> Work required:
Check every line for the word "that" and state how many lines have it. Reply with the number alone.

> Record set:
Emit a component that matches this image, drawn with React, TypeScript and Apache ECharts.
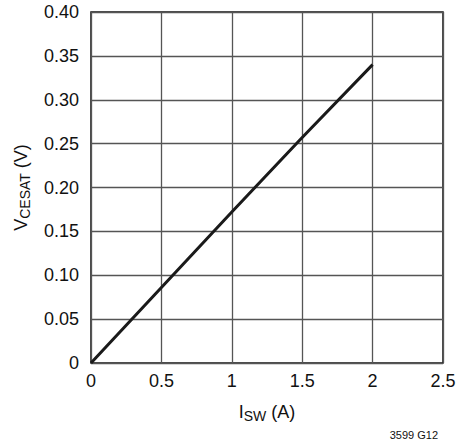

---

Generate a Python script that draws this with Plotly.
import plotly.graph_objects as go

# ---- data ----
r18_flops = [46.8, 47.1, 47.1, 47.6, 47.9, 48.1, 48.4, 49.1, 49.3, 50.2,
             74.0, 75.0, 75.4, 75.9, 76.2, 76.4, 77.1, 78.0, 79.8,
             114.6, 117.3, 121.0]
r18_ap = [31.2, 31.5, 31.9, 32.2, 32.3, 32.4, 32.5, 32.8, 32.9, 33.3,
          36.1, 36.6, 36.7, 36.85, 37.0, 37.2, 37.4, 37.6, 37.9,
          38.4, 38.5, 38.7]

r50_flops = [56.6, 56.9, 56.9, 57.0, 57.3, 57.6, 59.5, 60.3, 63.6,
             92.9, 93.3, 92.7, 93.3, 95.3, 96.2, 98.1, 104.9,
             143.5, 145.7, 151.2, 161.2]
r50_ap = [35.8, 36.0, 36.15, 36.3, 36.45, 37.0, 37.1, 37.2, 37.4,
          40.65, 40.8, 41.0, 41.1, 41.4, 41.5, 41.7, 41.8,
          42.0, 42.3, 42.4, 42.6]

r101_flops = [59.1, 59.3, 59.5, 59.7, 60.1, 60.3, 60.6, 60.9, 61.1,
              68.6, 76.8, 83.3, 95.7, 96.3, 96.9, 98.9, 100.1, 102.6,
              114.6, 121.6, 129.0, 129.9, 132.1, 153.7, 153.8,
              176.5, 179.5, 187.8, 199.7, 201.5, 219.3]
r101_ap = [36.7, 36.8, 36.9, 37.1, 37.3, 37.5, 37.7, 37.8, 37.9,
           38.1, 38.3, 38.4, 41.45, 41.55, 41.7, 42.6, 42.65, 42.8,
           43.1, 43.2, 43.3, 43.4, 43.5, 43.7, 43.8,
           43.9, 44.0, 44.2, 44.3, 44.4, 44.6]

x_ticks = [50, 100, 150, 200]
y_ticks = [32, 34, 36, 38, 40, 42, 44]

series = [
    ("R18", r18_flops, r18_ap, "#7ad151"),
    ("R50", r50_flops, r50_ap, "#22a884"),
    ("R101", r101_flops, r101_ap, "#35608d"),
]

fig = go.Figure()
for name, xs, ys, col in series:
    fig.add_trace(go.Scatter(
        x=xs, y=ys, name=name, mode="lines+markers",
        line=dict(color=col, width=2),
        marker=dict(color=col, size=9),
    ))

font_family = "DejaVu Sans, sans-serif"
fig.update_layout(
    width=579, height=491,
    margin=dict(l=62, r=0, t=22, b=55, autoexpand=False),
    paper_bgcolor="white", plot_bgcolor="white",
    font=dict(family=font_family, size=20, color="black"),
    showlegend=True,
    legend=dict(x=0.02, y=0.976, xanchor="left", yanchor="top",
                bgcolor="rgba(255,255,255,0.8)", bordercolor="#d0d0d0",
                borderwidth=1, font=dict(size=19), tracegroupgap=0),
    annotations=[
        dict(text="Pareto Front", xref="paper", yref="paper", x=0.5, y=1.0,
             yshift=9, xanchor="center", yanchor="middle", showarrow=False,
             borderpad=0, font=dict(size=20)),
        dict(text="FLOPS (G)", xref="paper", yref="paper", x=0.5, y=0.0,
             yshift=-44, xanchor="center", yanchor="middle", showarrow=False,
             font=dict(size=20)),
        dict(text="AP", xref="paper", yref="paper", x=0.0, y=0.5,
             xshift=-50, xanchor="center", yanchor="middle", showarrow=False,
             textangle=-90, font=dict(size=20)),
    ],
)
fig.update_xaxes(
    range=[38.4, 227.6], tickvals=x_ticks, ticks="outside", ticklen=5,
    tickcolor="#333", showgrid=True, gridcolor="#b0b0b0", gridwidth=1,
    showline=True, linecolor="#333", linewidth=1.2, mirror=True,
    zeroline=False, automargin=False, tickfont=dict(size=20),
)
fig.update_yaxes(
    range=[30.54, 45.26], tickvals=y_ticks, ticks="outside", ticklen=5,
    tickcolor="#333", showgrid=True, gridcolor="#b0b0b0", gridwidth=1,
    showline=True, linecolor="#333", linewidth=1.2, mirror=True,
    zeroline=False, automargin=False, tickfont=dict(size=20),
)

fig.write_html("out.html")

---

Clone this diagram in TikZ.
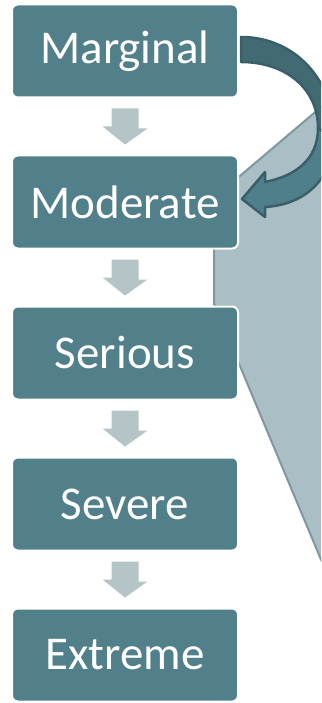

> Result of this exercise:
2